• Available data:

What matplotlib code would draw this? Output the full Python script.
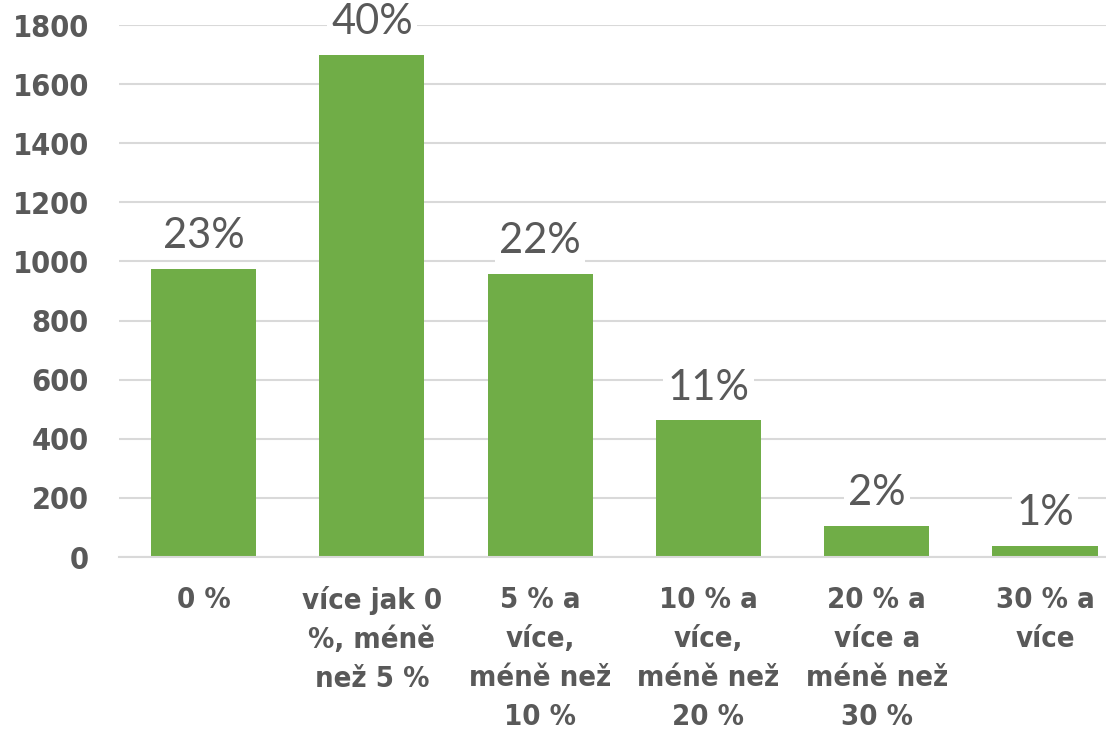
import matplotlib.pyplot as plt
import numpy as np

# Data
categories = ["0 %", "více jak 0\n%, méně\nnež 5 %", "5 % a\nvíce,\nméně než\n10 %",
              "10 % a\nvíce,\nméně než\n20 %", "20 % a\nvíce a\nméně než\n30 %", "30 % a\nvíce"]
counts = [976, 1700, 957, 462, 104, 36]
pct_labels = ["23%", "40%", "22%", "11%", "2%", "1%"]
yticks = [0, 200, 400, 600, 800, 1000, 1200, 1400, 1600, 1800]

green = "#70AD47"
txt = "#595959"
label_font = ["Lato", "DejaVu Sans"]

fig = plt.figure(figsize=(11.06, 7.31), dpi=100)
ax = fig.add_axes([0.108, 0.238, 0.913, 0.7278])

x = np.arange(len(categories))
ax.bar(x, counts, width=0.625, color=green, zorder=2)

for xi, c, lab in zip(x, counts, pct_labels):
    ax.annotate(lab, (xi, c), xytext=(0, 10), textcoords="offset points",
                ha="center", va="bottom", fontsize=30, color=txt,
                family=label_font, fontweight="normal", zorder=3,
                bbox=dict(boxstyle="square,pad=0.1", fc="white", ec="none"),
                annotation_clip=False)

ax.set_xlim(-0.5, len(categories) - 0.5)
ax.set_ylim(0, 1800)
ax.set_yticks(yticks)
ax.set_yticklabels([str(v) for v in yticks], family="DejaVu Sans", stretch="condensed",
                   fontweight="bold", fontsize=22, color=txt)
ax.set_xticks(x)
ax.set_xticklabels(categories, family="DejaVu Sans", stretch="condensed",
                   fontweight="bold", fontsize=21, color=txt, linespacing=1.5, va="top")
ax.tick_params(axis="both", length=0)
ax.tick_params(axis="x", pad=21)
ax.tick_params(axis="y", pad=22)

ax.grid(axis="y", color="#D9D9D9", linewidth=1.5, zorder=0)
ax.set_axisbelow(True)
for s in ["top", "right", "left"]:
    ax.spines[s].set_visible(False)
ax.spines["bottom"].set_color("#D9D9D9")
ax.spines["bottom"].set_linewidth(1.5)

fig.savefig("out.png", dpi=100)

• What is needed:
The data above needs to be retyped exactly, with the images left out.

• Result of the exercise:
What matplotlib code would draw this? Output the full Python script.
import matplotlib.pyplot as plt
import numpy as np

# Data
categories = ["0 %", "více jak 0\n%, méně\nnež 5 %", "5 % a\nvíce,\nméně než\n10 %",
              "10 % a\nvíce,\nméně než\n20 %", "20 % a\nvíce a\nméně než\n30 %", "30 % a\nvíce"]
counts = [976, 1700, 957, 462, 104, 36]
pct_labels = ["23%", "40%", "22%", "11%", "2%", "1%"]
yticks = [0, 200, 400, 600, 800, 1000, 1200, 1400, 1600, 1800]

green = "#70AD47"
txt = "#595959"
label_font = ["Lato", "DejaVu Sans"]

fig = plt.figure(figsize=(11.06, 7.31), dpi=100)
ax = fig.add_axes([0.108, 0.238, 0.913, 0.7278])

x = np.arange(len(categories))
ax.bar(x, counts, width=0.625, color=green, zorder=2)

for xi, c, lab in zip(x, counts, pct_labels):
    ax.annotate(lab, (xi, c), xytext=(0, 10), textcoords="offset points",
                ha="center", va="bottom", fontsize=30, color=txt,
                family=label_font, fontweight="normal", zorder=3,
                bbox=dict(boxstyle="square,pad=0.1", fc="white", ec="none"),
                annotation_clip=False)

ax.set_xlim(-0.5, len(categories) - 0.5)
ax.set_ylim(0, 1800)
ax.set_yticks(yticks)
ax.set_yticklabels([str(v) for v in yticks], family="DejaVu Sans", stretch="condensed",
                   fontweight="bold", fontsize=22, color=txt)
ax.set_xticks(x)
ax.set_xticklabels(categories, family="DejaVu Sans", stretch="condensed",
                   fontweight="bold", fontsize=21, color=txt, linespacing=1.5, va="top")
ax.tick_params(axis="both", length=0)
ax.tick_params(axis="x", pad=21)
ax.tick_params(axis="y", pad=22)

ax.grid(axis="y", color="#D9D9D9", linewidth=1.5, zorder=0)
ax.set_axisbelow(True)
for s in ["top", "right", "left"]:
    ax.spines[s].set_visible(False)
ax.spines["bottom"].set_color("#D9D9D9")
ax.spines["bottom"].set_linewidth(1.5)

fig.savefig("out.png", dpi=100)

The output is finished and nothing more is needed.